Fomos para o intervalo com o título indo para Londres. Nosso técnico, Frank Rijkaard, começou a mexer no time. Eu saí pra dar lugar a um tal de Iniesta (acho que vocês conhecem, certo?).
Começou o segundo tempo e a partida continuava muito difícil. O Arsenal não só se defendia. Eles tiveram chance de marcar outro gol. Dava pra sentir o clima de nervosismo no ar.
Aos 16 do segundo tempo, nova mudança. Rijkaard colocou Larsson no lugar de Van Bommel. O empate estava se desenhando. Aos 26, nova alteração: sai Oleguer, que também estava pendurado com cartão amarelo, e entra o Belletti.
Então eu vi o Larsson dar o passe para o Eto’o marcar o gol de empate aos 31 do segundo tempo. Voltávamos para o jogo. Era manter o foco que dava, na pior das hipóteses, para chegar na prorrogação.
Mas, mesmo fora de campo, eu tinha fé na vitória.
Aos 36 do segundo tempo, enquanto o chute do Belletti morria na rede do goleiro Almunia, pude viver um momento indescritível.
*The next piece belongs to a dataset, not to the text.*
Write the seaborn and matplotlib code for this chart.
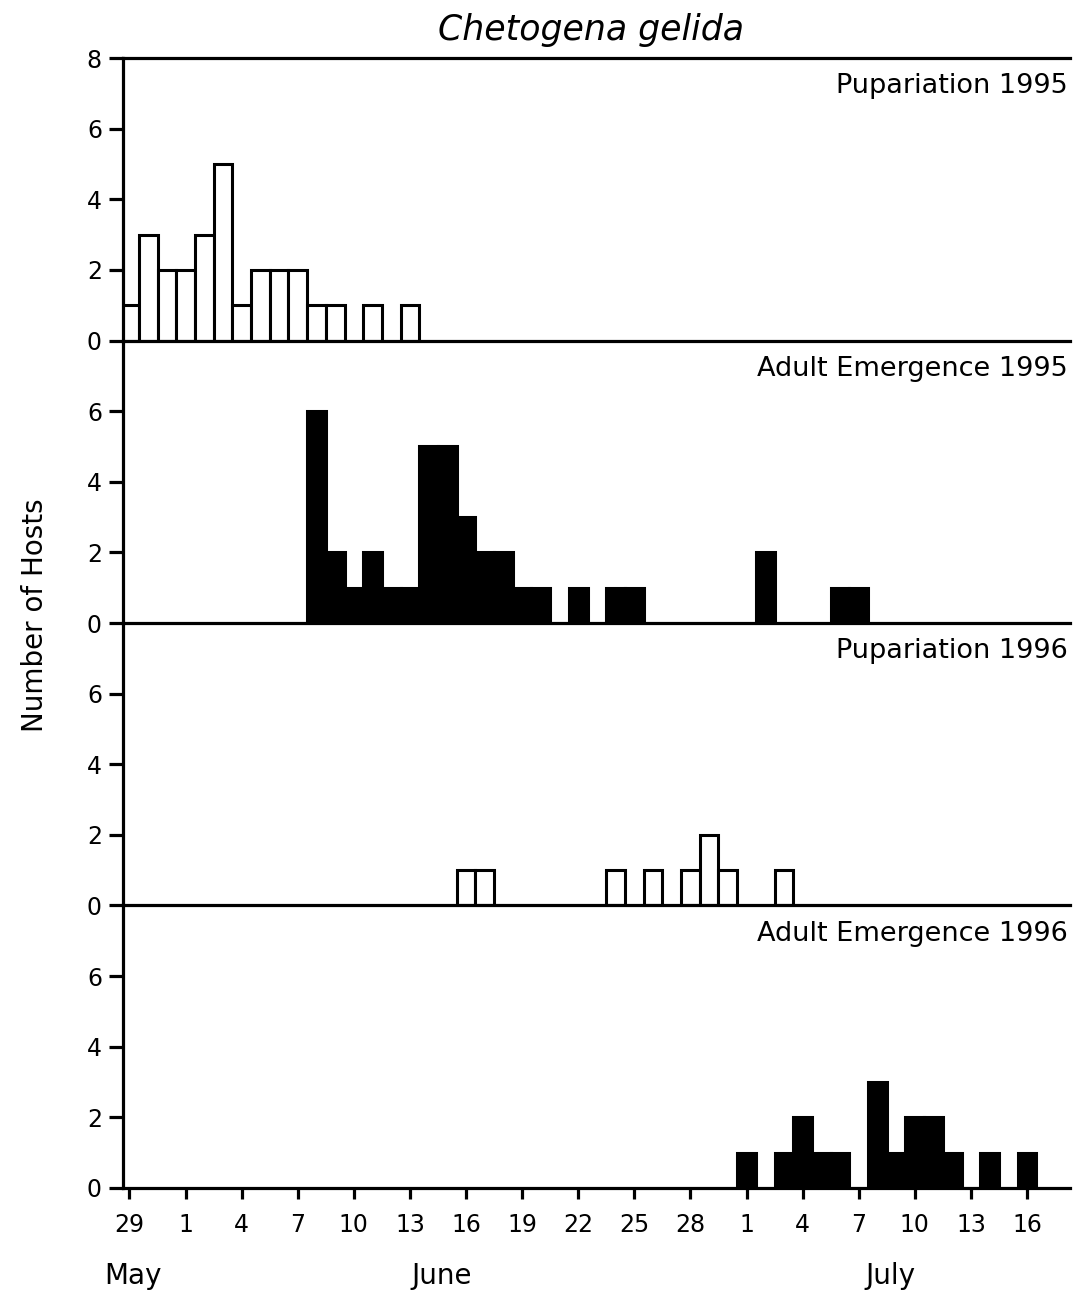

E foi então que tive algumas certezas.
Que o Barcelona não ia perder aquela Champions.
Que 12 anos depois de quase ter desistido do futebol profissional para voltar a viver na roça, eu estava vivendo o sonho que nem sabia que seria possível.
Que todas as pressões, inseguranças e frustrações me prepararam para viver aquele momento, a final da Champions League.
Que, graças a Deus, entre a bola e a laranja, eu decidi insistir no meu verdadeiro propósito.
Talvez se, em 2000, a transferência para o Arsenal tivesse dado certo, eu viveria uma jornada incrível em Londres, teria jogado aquela que é hoje a principal liga de futebol da Europa e teria a experiência de ter sido liderado pelo Arsène Wenger, um dos maiores treinadores de todos os tempos.
Mas eu jamais saberia o sentimento de vestir a camisa do Barça e de conquistar aquela Champions, uma vitória que levou milhares de pessoas às ruas de Barcelona quando carregamos o troféu para o Camp Nou.
Sou a prova viva de como um cara improvável também pode se tornar um vencedor. Nunca fui o mais talentoso, nem o melhor da minha posição, muito menos o melhor da minha categoria. Mas, com toda segurança, fui um dos que mais trabalhou incansavelmente para se tornar um atleta profissional.
O que será de mim, Edmílson?
Vai ganhar uma Copa pelo Brasil e ser campeão do maior torneio do mundo pelo Barcelona!
Nem nos meus melhores sonhos de infância eu poderia imaginar que o futebol transformaria o meu destino dessa forma. Algumas semanas depois de levantar a taça da Champions, quando já estava convocado para a Copa de 2006, fui cortado por uma lesão no joelho direito.
Se eu fiquei triste? Claro que sim. Mas o esporte me deu muito mais do que eu, lá no interior de São Paulo, sonhava em conquistar. E Deus me ensina todos os dias que você deve experimentar todas as sensações e se manter fiel aos seus valores, à espera do tempo certo para colher tudo aquilo que plantou.